Set problem: In the material below, find how many lines contain the string "with". Write only that number.

** start **

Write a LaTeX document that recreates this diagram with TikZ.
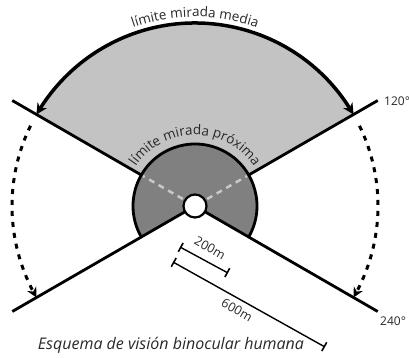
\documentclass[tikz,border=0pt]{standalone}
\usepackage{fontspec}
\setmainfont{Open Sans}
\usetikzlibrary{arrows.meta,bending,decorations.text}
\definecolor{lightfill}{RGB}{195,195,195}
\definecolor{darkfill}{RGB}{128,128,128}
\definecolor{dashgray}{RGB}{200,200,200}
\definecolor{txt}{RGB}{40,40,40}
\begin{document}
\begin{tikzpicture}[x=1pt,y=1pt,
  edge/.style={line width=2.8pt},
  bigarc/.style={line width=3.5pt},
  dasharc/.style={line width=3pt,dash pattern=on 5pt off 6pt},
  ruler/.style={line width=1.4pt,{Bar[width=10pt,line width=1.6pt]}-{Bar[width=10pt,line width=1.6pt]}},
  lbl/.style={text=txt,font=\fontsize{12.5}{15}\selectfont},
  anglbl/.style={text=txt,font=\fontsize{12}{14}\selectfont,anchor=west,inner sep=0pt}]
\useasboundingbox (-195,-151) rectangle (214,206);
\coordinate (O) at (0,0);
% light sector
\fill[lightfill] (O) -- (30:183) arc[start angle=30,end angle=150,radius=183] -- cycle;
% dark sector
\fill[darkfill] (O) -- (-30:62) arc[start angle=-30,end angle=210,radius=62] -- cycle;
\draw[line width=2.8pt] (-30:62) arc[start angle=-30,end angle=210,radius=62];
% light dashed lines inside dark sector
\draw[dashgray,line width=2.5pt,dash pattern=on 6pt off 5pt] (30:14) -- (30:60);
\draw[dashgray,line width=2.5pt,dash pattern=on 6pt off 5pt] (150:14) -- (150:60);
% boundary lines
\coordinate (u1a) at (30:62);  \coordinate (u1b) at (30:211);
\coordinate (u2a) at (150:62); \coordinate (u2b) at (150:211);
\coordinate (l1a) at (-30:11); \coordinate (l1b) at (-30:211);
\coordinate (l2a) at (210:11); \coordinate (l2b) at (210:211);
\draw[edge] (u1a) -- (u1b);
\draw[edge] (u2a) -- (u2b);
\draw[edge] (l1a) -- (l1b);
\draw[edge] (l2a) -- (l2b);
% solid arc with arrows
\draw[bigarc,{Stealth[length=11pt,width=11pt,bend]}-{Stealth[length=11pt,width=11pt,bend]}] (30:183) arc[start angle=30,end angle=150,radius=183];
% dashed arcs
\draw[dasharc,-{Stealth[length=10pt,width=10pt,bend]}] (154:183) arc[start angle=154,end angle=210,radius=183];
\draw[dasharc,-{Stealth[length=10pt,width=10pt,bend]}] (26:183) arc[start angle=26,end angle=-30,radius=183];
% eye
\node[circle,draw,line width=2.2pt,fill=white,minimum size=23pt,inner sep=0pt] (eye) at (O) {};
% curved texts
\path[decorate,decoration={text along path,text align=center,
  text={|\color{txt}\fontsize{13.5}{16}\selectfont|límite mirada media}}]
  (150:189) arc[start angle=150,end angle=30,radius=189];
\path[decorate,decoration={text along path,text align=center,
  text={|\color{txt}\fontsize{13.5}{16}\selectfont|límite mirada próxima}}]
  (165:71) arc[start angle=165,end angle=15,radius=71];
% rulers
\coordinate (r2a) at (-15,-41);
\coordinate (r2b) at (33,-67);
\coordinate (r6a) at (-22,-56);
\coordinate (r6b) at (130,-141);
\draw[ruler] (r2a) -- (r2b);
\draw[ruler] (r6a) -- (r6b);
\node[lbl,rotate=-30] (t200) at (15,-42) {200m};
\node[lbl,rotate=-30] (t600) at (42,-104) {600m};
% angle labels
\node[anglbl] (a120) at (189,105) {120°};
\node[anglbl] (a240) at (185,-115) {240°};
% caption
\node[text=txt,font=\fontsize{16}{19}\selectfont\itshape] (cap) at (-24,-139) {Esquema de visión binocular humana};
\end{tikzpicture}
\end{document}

** end **

Correct output: 2